Due to the compressed time line of dive operations, all of the major fixtures—including stainless steel valves, trash racks, gates and spools—were prefabricated based on the piecemeal construction drawings and assumptions that the tunnels were relatively straight.
Divers discovered otherwise, however. “The actual field conditions weren't the same as what the drawings depicted,” says A.W. McAfee, one of the divers on the project. “The tunnels were all slightly curved, with rock overhangs in places where we needed clearance.”
Each tunnel was unique and posed its own challenges, according to Gordon F. Harbison, resident engineer with Krech Ojard & Associates. To some degree, each of the outlets had to be reshaped to accept the spool pieces to which the valves were mounted.
The largest change order was at the lower level, where divers discovered the inlet was not natural rock but a mix of masonry rubble and concrete. “The original workers built the portal out to meet the valve, and the rubble they created did not have the structural properties to hold the spool in place,” Harbison says.
Divers had to excavate the area and enlarge the opening to push the spool back into the tunnel where it could be anchored to solid rock. The $1.4-million change order meant three additional underwater blasts and an extra 18 days of work.
Protecting Habitat
Reshaping the tunnels required a total of nine blasts, carried out with a blast-bag protection system developed by Global Diving & Salvage from heavy-duty vinyl fabric typically used for salvaging sunken vessels.
“The fabric molds to the contours of the rock and essentially forms pillows that contain the blast and dissipate the energy,” says John Ventress, project manager with Global Diving & Salvage. “The system prevents damage to the downstream habitat.”

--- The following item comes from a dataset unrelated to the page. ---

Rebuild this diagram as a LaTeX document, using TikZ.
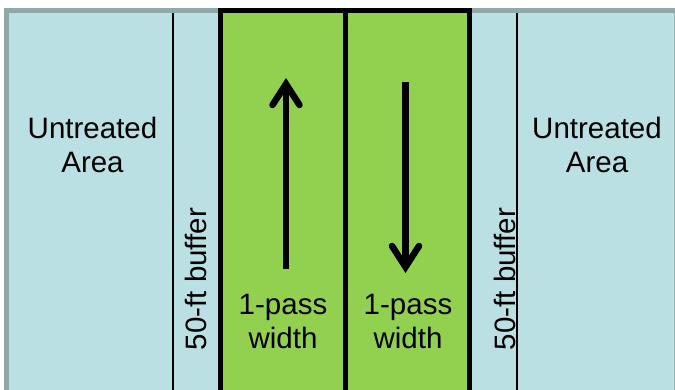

Despite $2.2 million in change orders, the project had no lost production or standby charges, Martin says. Dive work—which accounted for about $10 million of phase one's $12.7-million budget—finished on schedule, with substantial completion in early November.
Installation of new valves will allow the outlets to be sealed and drained, permitting tunnel work to be completed during the second phase. Workers now can gain access to waterway tunnels through portals on the dam's downstream face.
Starting later this spring, seven gate valves within the primary outlet works will be decommissioned and abandoned in place. At the auxiliary level outlet, the needle valve and the upstream slide gate will be removed and replaced with a new jet-flow gate.
Completion is scheduled for spring 2012.